I have a Jupyter Kernel working with PySpark.
> cat kernel.json
{"argv":["python","-m","sparkmagic.kernels.pysparkkernel.pysparkkernel", "-f", "{connection_file}"],
"display_name":"PySpark"
}
I want to modify this kernel to add a connection to cassandra. In script mode, I type :
pyspark \
--packages anguenot:pyspark-cassandra:0.7.0 \
--conf spark.cassandra.connection.host=12.34.56.78 \
--conf spark.cassandra.auth.username=cassandra \
--conf spark.cassandra.auth.password=cassandra
The script version works perfectly. But I would like to do the same in Jupyter.

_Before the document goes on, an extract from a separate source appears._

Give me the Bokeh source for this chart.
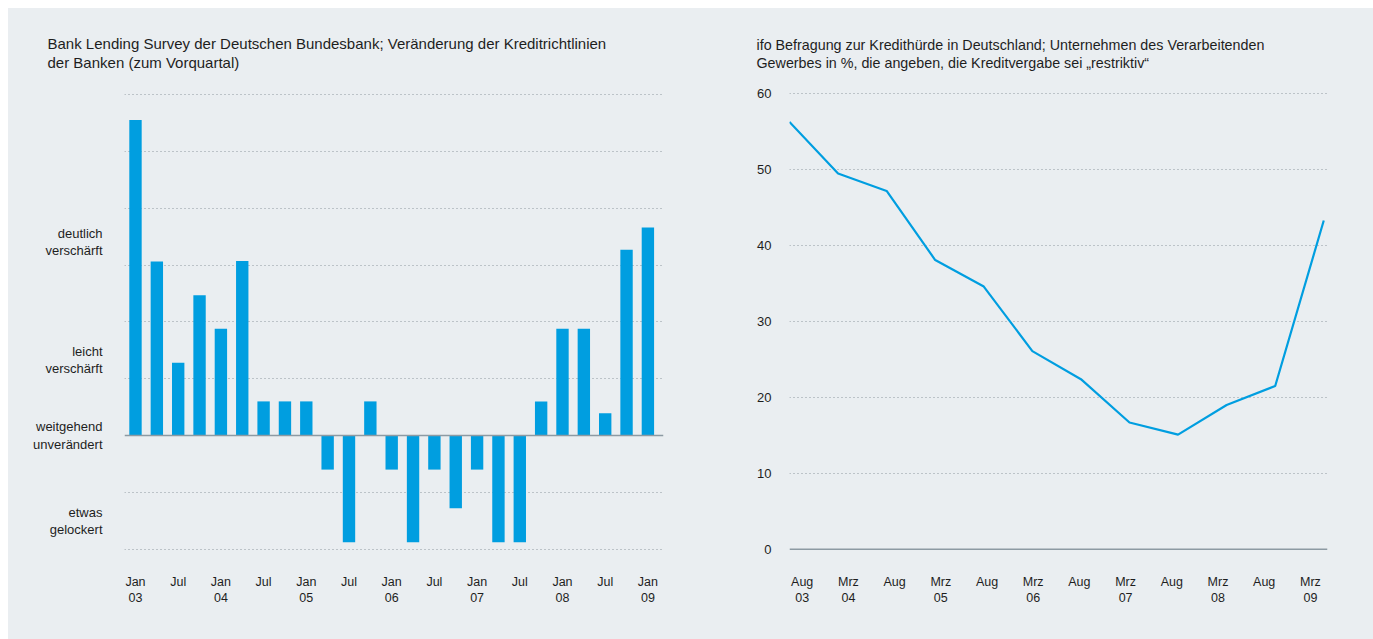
from bokeh.plotting import figure
from bokeh.layouts import row
from bokeh.models import Range1d, FixedTicker, Span, Title, LinearAxis
from bokeh.embed import file_html
from bokeh.resources import INLINE

# ---------------- data ----------------
# Bank Lending Survey: quarterly, Jan 03 ... Jan 09 (25 quarters)
quarters = list(range(25))
lending = [55.5, 30.6, 12.8, 24.7, 18.8, 30.7, 6, 6, 6, -6, -18.8, 6, -6,
           -18.8, -6, -12.8, -6, -18.8, -18.8, 6, 18.8, 18.8, 3.9, 32.7, 36.6]
lending_tick_labels = ["Jan\n03", "Jul", "Jan\n04", "Jul", "Jan\n05", "Jul", "Jan\n06",
                       "Jul", "Jan\n07", "Jul", "Jan\n08", "Jul", "Jan\n09"]
categories = ["deutlich\nverschärft", "leicht\nverschärft",
              "weitgehend\nunverändert", "etwas\ngelockert"]
category_levels = [34, 13.3, 0, -15]

# ifo survey
ifo_index = list(range(12))
ifo_values = [56.3, 49.5, 47.2, 38.1, 34.6, 26.1, 22.4, 16.7, 15.1, 19.0, 21.5, 43.3]
ifo_tick_labels = ["Aug\n03", "Mrz\n04", "Aug", "Mrz\n05", "Aug", "Mrz\n06",
                   "Aug", "Mrz\n07", "Aug", "Mrz\n08", "Aug", "Mrz\n09"]
ifo_y_ticks = [0, 10, 20, 30, 40, 50, 60]

title_left = ("Bank Lending Survey der Deutschen Bundesbank; Veränderung der Kreditrichtlinien\n"
              "der Banken (zum Vorquartal)")
title_right = ("ifo Befragung zur Kredithürde in Deutschland; Unternehmen des Verarbeitenden\n"
               "Gewerbes in %, die angeben, die Kreditvergabe sei \u201erestriktiv\u201c")

# ---------------- style ----------------
BG = "#eaeef1"
BLUE = "#009ee0"
TXT = "#1e1e1e"
GRID = "#8f999f"
ZERO = "#8d9aa3"
FONT = "Liberation Sans"
TICK_FS = "12.5px"

H = 631
TOP = 82
FH = 462
BOTTOM = H - TOP - FH

# ---------------- left chart ----------------
L_FL, L_FW = 116, 539
L_PXU_X = 21.35
L_XS = -0.515
L_PXU_Y = 5.683
L_ZERO_PAGE = 435.0


def ly(py):
    return (L_ZERO_PAGE - py) / L_PXU_Y


def style_axis(ax, standoff):
    ax.axis_line_color = None
    ax.major_tick_line_color = None
    ax.minor_tick_line_color = None
    ax.major_label_standoff = standoff
    ax.major_label_text_font = FONT
    ax.major_label_text_font_size = TICK_FS
    ax.major_label_text_color = TXT
    ax.major_label_text_line_height = 1.15


def make_title(text, offset, size):
    return Title(text=text, align="left", offset=offset, standoff=38,
                 text_font=FONT, text_font_size=size, text_font_style="normal",
                 text_color=TXT, text_line_height=1.15)


p1 = figure(frame_width=L_FW, frame_height=FH, height=H,
            min_border_left=L_FL, min_border_right=45,
            min_border_top=TOP, min_border_bottom=BOTTOM,
            x_range=Range1d(L_XS, L_XS + L_FW / L_PXU_X),
            y_range=Range1d(ly(90 + FH), ly(90)),
            output_backend="svg", toolbar_location=None)
p1.background_fill_color = BG
p1.border_fill_color = BG
p1.outline_line_color = None
p1.xgrid.visible = False
p1.ygrid.ticker = FixedTicker(ticks=[-20, -10, 10, 20, 30, 40, 50, 60])
p1.ygrid.grid_line_color = GRID
p1.ygrid.grid_line_dash = "1 3"
p1.ygrid.grid_line_width = 1

p1.vbar(x=quarters, top=lending, width=0.58, color=BLUE, line_color=None)
p1.add_layout(Span(location=0, dimension="width", line_color=ZERO, line_width=1.6))

xa = p1.xaxis[0]
xa.ticker = FixedTicker(ticks=quarters[::2])
xa.major_label_overrides = {q: t for q, t in zip(quarters[::2], lending_tick_labels)}
style_axis(xa, 16)

ya = p1.yaxis[0]
ya.ticker = FixedTicker(ticks=category_levels)
ya.major_label_overrides = {lv: t for lv, t in zip(category_levels, categories)}
style_axis(ya, 16)
ya.major_label_text_font_size = "13px"

p1.add_layout(make_title(title_left, 47 - 8 - L_FL, "15px"), "above")

# ---------------- right chart ----------------
R_FL, R_FW = 81, 538
R_PXU_X = 48.57
R_PXU_Y = 7.59
R_ZERO_PAGE = 548.7
R_LEFT_PAGE = 8 + 700 + R_FL   # 789


def ry(py):
    return (R_ZERO_PAGE - py) / R_PXU_Y


p2 = figure(frame_width=R_FW, frame_height=FH, height=H,
            min_border_left=R_FL, min_border_right=46,
            min_border_top=TOP, min_border_bottom=BOTTOM,
            x_range=Range1d(0, R_FW / R_PXU_X),
            y_range=Range1d(ry(90 + FH), ry(90)),
            x_axis_type=None,
            output_backend="svg", toolbar_location=None)
p2.background_fill_color = BG
p2.border_fill_color = BG
p2.outline_line_color = None

# label axis on its own range (labels are spaced slightly differently from points)
LAB_PX0, LAB_STEP = 801.7, 46.2
lab_start = (R_LEFT_PAGE - LAB_PX0) / LAB_STEP
p2.extra_x_ranges = {"lab": Range1d(lab_start, lab_start + R_FW / LAB_STEP)}
xa2 = LinearAxis(x_range_name="lab")
xa2.ticker = FixedTicker(ticks=ifo_index)
xa2.major_label_overrides = {i: t for i, t in zip(ifo_index, ifo_tick_labels)}
style_axis(xa2, 16)
p2.add_layout(xa2, "below")

ya2 = p2.yaxis[0]
ya2.ticker = FixedTicker(ticks=ifo_y_ticks)
style_axis(ya2, 12)
ya2.major_label_text_font_size = "13px"

p2.ygrid.ticker = FixedTicker(ticks=ifo_y_ticks[1:])
p2.ygrid.grid_line_color = GRID
p2.ygrid.grid_line_dash = "1 3"
p2.ygrid.grid_line_width = 1
p2.add_layout(Span(location=0, dimension="width", line_color=ZERO, line_width=1.6))

p2.line(x=ifo_index, y=ifo_values, line_color=BLUE, line_width=2.2)

p2.add_layout(make_title(title_right, 756 - R_LEFT_PAGE, "14.3px"), "above")

layout = row(p1, p2, spacing=0, margin=(8, 0, 0, 8))
layout.styles = {"background-color": BG}

with open("out.html", "w") as f:
    f.write(file_html(layout, INLINE))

Where should I input these informations in my kernel ? I already tried both :
{"argv":["python","-m","sparkmagic.kernels.pysparkkernel.pysparkkernel", "-f", "{connection_file}"],
"display_name":"PySpark with Cassandra",
"spark.jars.packages": "anguenot:pyspark-cassandra:0.7.0",
"spark.cassandra.connection.host": "12.34.56.78",
"spark.cassandra.auth.username": "cassandra",
"spark.cassandra.auth.password": "cassandra"
}
and
{"argv":["python","-m","sparkmagic.kernels.pysparkkernel.pysparkkernel", "-f", "{connection_file}"],
"display_name":"PySpark with Cassandra",
"PYSPARK_SUBMIT_ARGS": "--packages anguenot:pyspark-cassandra:0.7.0 --conf spark.cassandra.connection.host=12.34.56.78 --conf spark.cassandra.auth.username=cassandra --conf spark.cassandra.auth.password=cassandra"
}
None of them are working. When I execute :
sqlContext.read\
.format("org.apache.spark.sql.cassandra")\
.options(table="my_table", keyspace="my_keyspace")\
.load()
I receive error java.lang.ClassNotFoundException: Failed to find data source: org.apache.spark.sql.cassandra
.
FYI : I am not creating the Spark session from within the notebook. The sc
object already exists when starting the kernel.